RTTI

236319 Spring 2024, Prof. Lorenz


RTTI


motivation

Let’s say we would like to implement a garbage collection algorithm, e.g. mark & sweep or stop & copy.

motivation

In order to implement the algorithm, we need a way to find all “reachable” variables from a certain pile of bits.

How do we traverse a network of data connected to other data?

motivation

For example, a class instance may have fields in it, which may themselves have fields in them. the same 16 bytes may be interpreted in countless different ways, and when we reach a value, we may not know what’s in it!

example

consider the following C structs

struct S1 {
    int x;
};
struct S2 {
    int *ptr;
};

Assume sizeof(int) == sizeof(int*) && sizeof(int*) == 8.

Given an 8 byte long variable, how can we know if it has to be interpreted as S1 or as S2?

This is a problem because it shows we cannot tell apart pointers and data, making implementing GC impossible.

Conclusion: we must have type information at runtime

The problem of traversal on networks of objects is not specific to garbage collection algorithms, and recurs in various other places like deep cloning and serialization.

It is especially pronounced in languages with dynamic typing - types must be checked in runtime, and therefore, we must save type information so it is available in runtime.

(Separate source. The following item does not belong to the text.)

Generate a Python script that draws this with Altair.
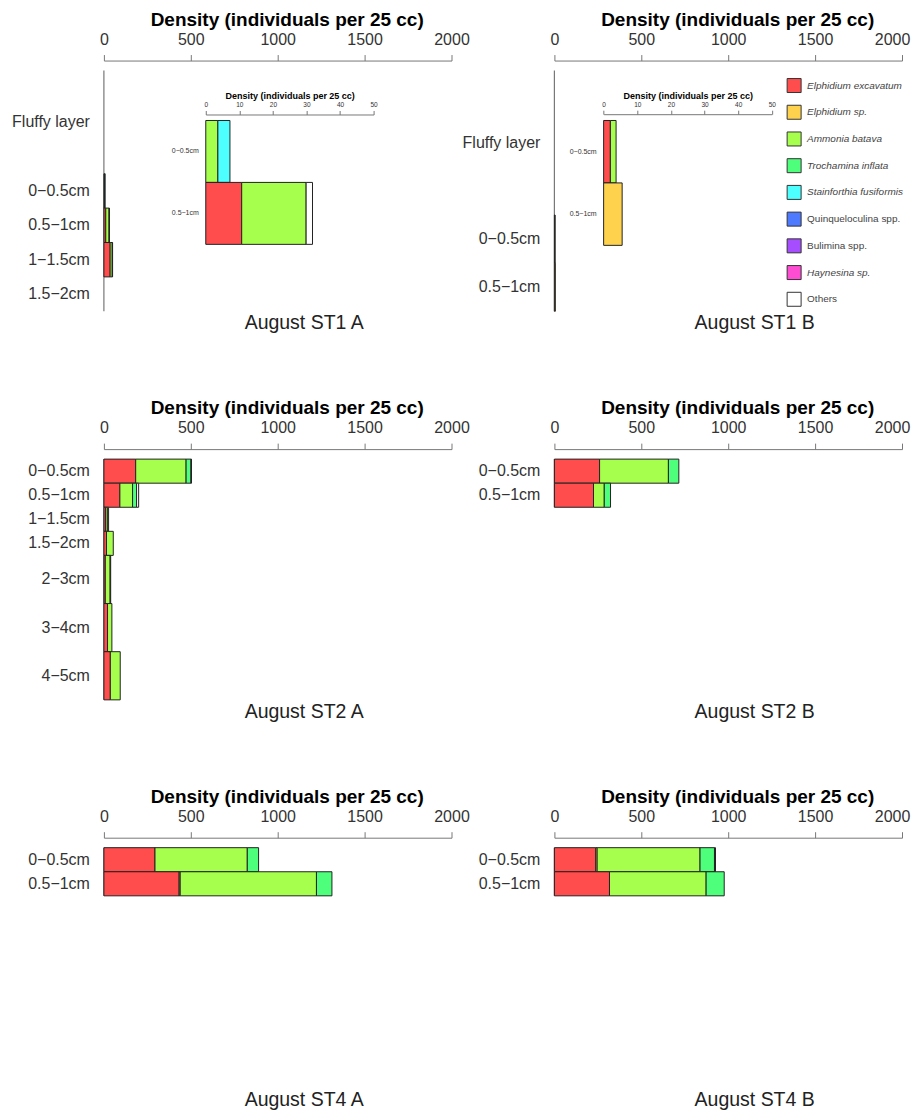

Statically-typed languages can check for type errors in compile time and from there assume all field accesses are valid.

In dynamically-typed languages, RTTI is necessary for type checking

statically-typed languages can benefit from RTTI too


the solution

RTTI: Runtime Type Information

  • Additional data attached to each cell in memory
  • Specifies the type of the data to which it is attached
  • Is useful in both statically and dynamically typed languages

RTTI is used for:

  • Serialization
  • Deep-cloning
  • Garbage collection

NOTE: these are purposes that require traversal of a type structure that has to be known in runtime

in dynamically-typed languages, also:

  • type checking

C has a “no hidden costs” policy (also known as the supermarket principle) - when a programmer allocates memory, it should be guaranteed that no extra memory is used. therefore, these languages do not have RTTI

Note that C++ does hold RTTI in some objects, more on that in OOP class

This is why these languages do not, and can not, have general purpose GC, serialization, cloning or any “deep” operations.

Let’s consider the following snippet regarding a variable today which has fields day, month, year:

today.day = 35;

This snippet is valid Java as well as valid JavaScript. however, when ran, both languages work differently to interpret it. In Java, we first dereference today, ignoring RTTI (it is not used for field access in Java), advance by off(day) and update the field.

The offset off(day) is known in compile-time, because Java is statically-typed. In JavaScript, we also dereference today, but we must examine the RTTI to determine off(day) to then advance by it and update the field. this is because JavaScript is dynamically-typed.

NOTE: in this case, C would operate similarly to Java, except it has no RTTI to ignore.

JavaScript’s dynamic typing causes it to not know the required offsets in compile time.

This example demonstrates the difference between statically- and dynamically-typed languages in their use of RTTI.